Most Companies Do Not Need an AI Strategy Deck. They Need a Kill List
Many AI rollouts fail because teams add tools without removing old work. The fastest gains often come from deleting waste before adding more systems.
AI adoption gets romanticized very quickly
Executives talk about transformation. Vendors talk about reinvention. Internal decks fill up with arrows, pillars, phases, and platform diagrams. Meanwhile the actual team still spends hours every week rewriting status updates, cleaning notes, and copying information between systems.
The first question in an AI rollout should not be “what can we add?”

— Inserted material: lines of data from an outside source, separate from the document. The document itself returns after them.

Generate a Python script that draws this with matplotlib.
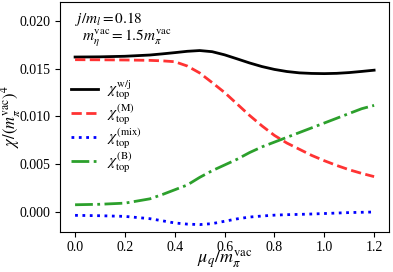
import numpy as np
import matplotlib.pyplot as plt

plt.rcParams['font.family'] = ['Liberation Serif', 'DejaVu Serif']
plt.rcParams['mathtext.fontset'] = 'stix'

# values
mu = [0.0, 0.1, 0.2, 0.3, 0.35, 0.4, 0.45, 0.5, 0.55, 0.6, 0.65, 0.7, 0.75, 0.8, 0.85, 0.9, 0.95, 1.0, 1.05, 1.1, 1.15, 1.2]
chi_wj = [0.01622, 0.01624, 0.01630, 0.01643, 0.01655, 0.01668, 0.01682, 0.01690, 0.01678, 0.01645, 0.01603, 0.01560, 0.01522, 0.01492, 0.01470, 0.01456, 0.01450, 0.01448, 0.01451, 0.01459, 0.01471, 0.01484]
chi_M = [0.01594, 0.01593, 0.01591, 0.01587, 0.01582, 0.01573, 0.01528, 0.01455, 0.01354, 0.01250, 0.01130, 0.01010, 0.00900, 0.00800, 0.00720, 0.00655, 0.00590, 0.00535, 0.00485, 0.00440, 0.00402, 0.00368]
chi_mix = [-0.00038, -0.00042, -0.00049, -0.00073, -0.00095, -0.00118, -0.00130, -0.00135, -0.00125, -0.00100, -0.00075, -0.00056, -0.00045, -0.00036, -0.00031, -0.00028, -0.00024, -0.00019, -0.00014, -0.00009, -0.00006, -0.00003]
chi_B = [0.00073, 0.00078, 0.00090, 0.00135, 0.00180, 0.00230, 0.00280, 0.00360, 0.00430, 0.00490, 0.00550, 0.00620, 0.00680, 0.00730, 0.00780, 0.00830, 0.00880, 0.00930, 0.00980, 0.01030, 0.01080, 0.01115]

fig, ax = plt.subplots(figsize=(3.93, 2.72), dpi=100)
ax.plot(mu, chi_wj, '-', color='black', lw=2, label=r'$\chi_{\rm top}^{\rm w/j}$')
ax.plot(mu, chi_M, '--', color='red', alpha=0.8, lw=2, label=r'$\chi_{\rm top}^{\rm (M)}$')
ax.plot(mu, chi_mix, ':', color='blue', lw=2, label=r'$\chi_{\rm top}^{\rm (mix)}$')
ax.plot(mu, chi_B, '-.', color='tab:green', lw=2, label=r'$\chi_{\rm top}^{\rm (B)}$')

ax.set_ylim(-0.0021, 0.022)
ax.set_xticks([0.0, 0.2, 0.4, 0.6, 0.8, 1.0, 1.2])
ax.set_yticks([0.000, 0.005, 0.010, 0.015, 0.020])
ax.tick_params(labelsize=10)
ax.set_xlabel(r'$\mu_q/m_\pi^{\rm vac}$', fontsize=13)
ax.xaxis.set_label_coords(0.5, -0.075)
ax.set_ylabel(r'$\chi/(m_\pi^{\rm vac})^4$', fontsize=12)
ax.yaxis.set_label_coords(-0.112, 0.5)

ax.text(0.045, 0.965, r'$j/m_l = 0.18$', transform=ax.transAxes, fontsize=11, va='top')
ax.text(0.065, 0.885, r'$m_\eta^{\rm vac} = 1.5 m_\pi^{\rm vac}$', transform=ax.transAxes, fontsize=11, va='top')

ax.legend(loc='upper left', bbox_to_anchor=(0.0, 0.71), frameon=False, fontsize=11,
          labelspacing=0.0, handlelength=1.8, handletextpad=0.6, borderaxespad=0.3)

plt.subplots_adjust(left=0.153, right=0.99, top=0.993, bottom=0.148)
plt.savefig('out.png', dpi=100)
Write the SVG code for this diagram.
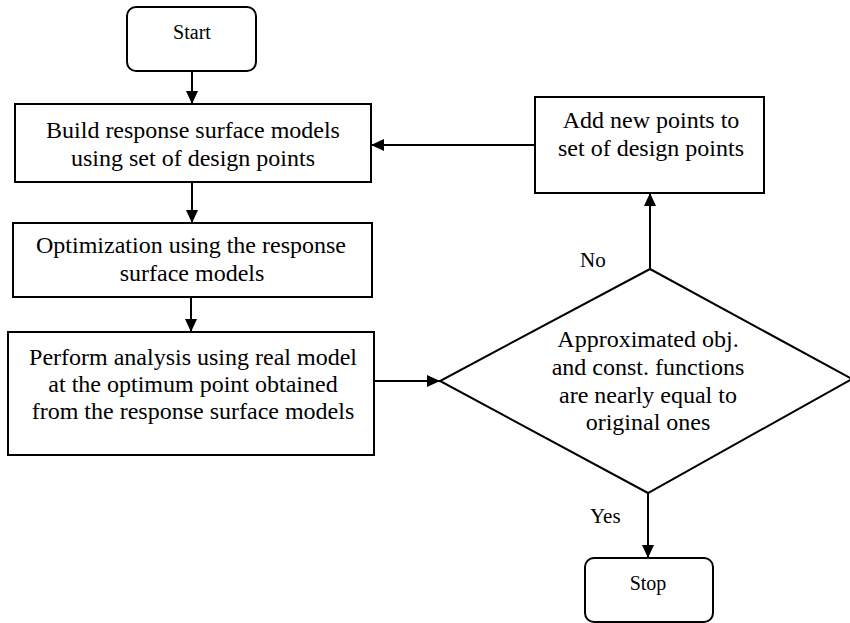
<svg xmlns="http://www.w3.org/2000/svg" width="850" height="623" viewBox="0 0 850 623">
<defs>
<style>
.box{fill:#fff;stroke:#000;stroke-width:2}
.t{font-family:"Liberation Serif","Times New Roman",serif;font-size:24px;fill:#000;text-anchor:middle}
.s{font-family:"Liberation Serif","Times New Roman",serif;font-size:20px;fill:#000;text-anchor:middle}
.l{font-family:"Liberation Serif","Times New Roman",serif;font-size:21px;fill:#000;text-anchor:start}
.c{fill:none;stroke:#000;stroke-width:2;marker-end:url(#ah)}
</style>
<marker id="ah" viewBox="0 0 13 12" refX="13" refY="6" markerWidth="13" markerHeight="12" markerUnits="userSpaceOnUse" orient="auto">
<path d="M0,0 L13,6 L0,12 z" fill="#000"/>
</marker>
</defs>
<rect width="850" height="623" fill="#fff"/>
<g id="connectors">
<line class="c" x1="192" y1="71" x2="192" y2="104"/>
<line class="c" x1="192" y1="182" x2="192" y2="223"/>
<line class="c" x1="191" y1="297" x2="191" y2="332"/>
<line class="c" x1="374" y1="381" x2="440" y2="381"/>
<line class="c" x1="650" y1="269" x2="650" y2="193"/>
<line class="c" x1="535" y1="145" x2="371" y2="145"/>
<line class="c" x1="648" y1="493" x2="648" y2="558"/>
<text class="l" x="580" y="267">No</text>
<text class="l" x="590" y="523">Yes</text>
</g>
<g id="start">
<rect class="box" x="127" y="7" width="129" height="64" rx="9"/>
<text class="s" x="192" y="39">Start</text>
</g>
<g id="build">
<rect class="box" x="15" y="104" width="356" height="78"/>
<text class="t" x="193" y="138">Build response surface models</text>
<text class="t" x="193" y="166">using set of design points</text>
</g>
<g id="optimize">
<rect class="box" x="13" y="223" width="359" height="74"/>
<text class="t" x="191" y="253">Optimization using the response</text>
<text class="t" x="192" y="281">surface models</text>
</g>
<g id="perform">
<rect class="box" x="8" y="332" width="366" height="123"/>
<text class="t" x="193" y="365">Perform analysis using real model</text>
<text class="t" x="193" y="392">at the optimum point obtained</text>
<text class="t" x="193" y="419">from the response surface models</text>
</g>
<g id="addpoints">
<rect class="box" x="535" y="97" width="229" height="96"/>
<text class="t" x="651" y="128">Add new points to</text>
<text class="t" x="651" y="156">set of design points</text>
</g>
<g id="decision">
<polygon class="box" points="650,269 852,379 648,493 440,381"/>
<text class="t" x="648" y="347">Approximated obj.</text>
<text class="t" x="648" y="375">and const. functions</text>
<text class="t" x="648" y="403">are nearly equal to</text>
<text class="t" x="648" y="430">original ones</text>
</g>
<g id="stop">
<rect class="box" x="585" y="558" width="128" height="64" rx="9"/>
<text class="s" x="648" y="590">Stop</text>
</g>
</svg>
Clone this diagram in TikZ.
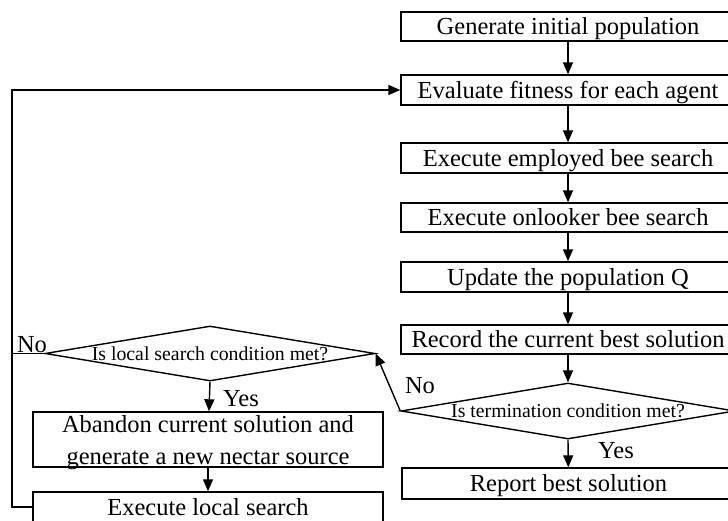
\documentclass[tikz,border=0pt]{standalone}
\usepackage{fontspec}
\setmainfont{Liberation Serif}
\usetikzlibrary{arrows.meta,shapes.geometric}
\newcommand{\boxfont}{\fontsize{24.5}{31}\selectfont}
\newcommand{\twofont}{\fontsize{24.5}{32}\selectfont}
\newcommand{\dfont}{\fontsize{19.8}{24}\selectfont}
\newcommand{\dtext}[1]{\makebox[0pt]{\dfont #1}}
\begin{document}
\begin{tikzpicture}[x=1pt,y=-1pt,
  flowbox/.style={draw, line width=1.4pt, rectangle, inner sep=0pt,
    minimum width=334pt, minimum height=30pt,
    text height=16.5pt, text depth=0pt, font=\boxfont},
  decision/.style={draw, line width=1.4pt, diamond, aspect=1, inner sep=0pt,
    text height=13pt, text depth=0pt},
  arr/.style={line width=1.4pt, -{Triangle[length=12pt,width=10pt]}},
  plain/.style={line width=1.4pt},
  lbl/.style={inner sep=0pt, text height=16.5pt, text depth=0pt, font=\boxfont}]
\clip (0,0) rectangle (728,520);
\path[use as bounding box] (0,0) rectangle (728,520);

% main column
\node[flowbox, minimum height=29pt] (gen) at (568,26.5) {Generate initial population};
\node[flowbox] (eval) at (568,90) {Evaluate fitness for each agent};
\node[flowbox] (emp) at (568,158) {Execute employed bee search};
\node[flowbox, minimum height=29pt] (onl) at (568,217.5) {Execute onlooker bee search};
\node[flowbox] (upd) at (568,277) {Update the population Q};
\node[flowbox, minimum height=29pt] (rec) at (568,339.5) {Record the current best solution};
\node[decision, minimum width=334pt, minimum height=56pt] (term) at (568,411)
  {\dtext{Is termination condition met?}};
\node[flowbox, minimum width=333pt, minimum height=31pt] (rep) at (568.5,483.5) {Report best solution};

% left column
\node[draw, line width=1.4pt, rectangle, inner sep=0pt, minimum width=350pt,
  minimum height=55pt, font=\twofont] (aband) at (208,439.5)
  {\raisebox{-9pt}[0pt][0pt]{\begin{tabular}{@{}c@{}}Abandon current solution and\\generate a new nectar source\end{tabular}}};
\node[decision, minimum width=330pt, minimum height=55pt] (local) at (210,353.5)
  {\dtext{Is local search condition met?}};
\node[flowbox, minimum width=350pt] (exec) at (208,507) {Execute local search};

\coordinate (loop) at (12,90);

% connectors
\draw[arr] (gen) -- (eval);
\draw[arr] (eval) -- (emp);
\draw[arr] (emp) -- (onl);
\draw[arr] (onl) -- (upd);
\draw[arr] (upd) -- (rec);
\draw[arr] (rec) -- (term.north);
\draw[arr] (term.south) -- (rep) node[lbl] at (616,450) {Yes};
\draw[arr] (term.west) -- (local.east) node[lbl] at (420,385) {No};
\draw[arr] (local.south) -- (aband) node[lbl] at (241,398) {Yes};
\draw[arr] (aband) -- (exec);
\draw[plain] (local.west) -- (local.west -| loop) node[lbl] at (32,344) {No};
\draw[arr] (exec.west) -- (exec.west -| loop) -- (loop) -- (eval.west);
\end{tikzpicture}
\end{document}
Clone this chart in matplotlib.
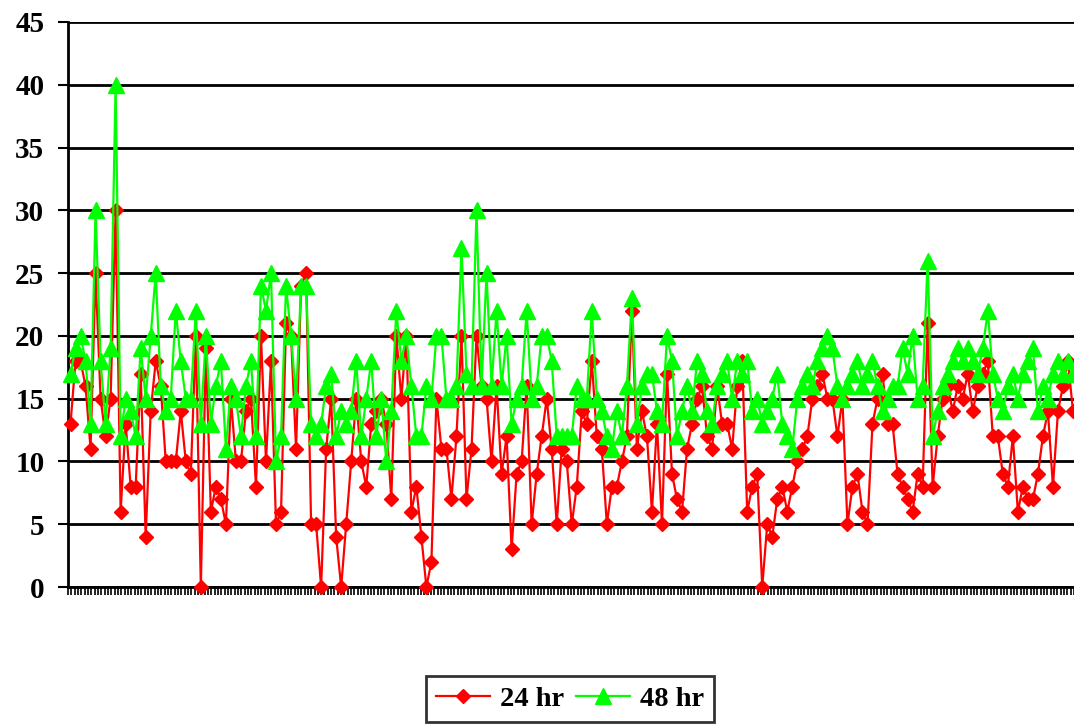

It should be “what ugly work can we stop doing?”
Why subtraction beats ambition
Most organizations try to layer AI on top of old habits. That creates a worse mess:
- one new assistant tool
- the same old approval process
- the same scattered knowledge base
- the same duplicate reporting
That is how teams end up with more software and the same bottlenecks.
Build a kill list first
Before buying another product, make a list of recurring work that deserves removal, compression, or radical simplification. Good candidates:
- weekly updates nobody rereads
- duplicative internal summaries
- repetitive pre-meeting prep
- low-value manual categorization
If AI cannot reduce one of those, it is probably not your next win.
What real progress looks like
A good pilot does not merely create an impressive output. It changes a habit. It shortens a loop. It removes a repeated drain on time or attention.
That is why the strongest enterprise AI stories often sound almost boring. “We cut prep time by half.” “We standardized follow-ups.” “We stopped rebuilding the same report every Monday.” Those are not glamorous headlines, but they compound.
AI strategy becomes real the moment it starts deleting work, not just decorating it.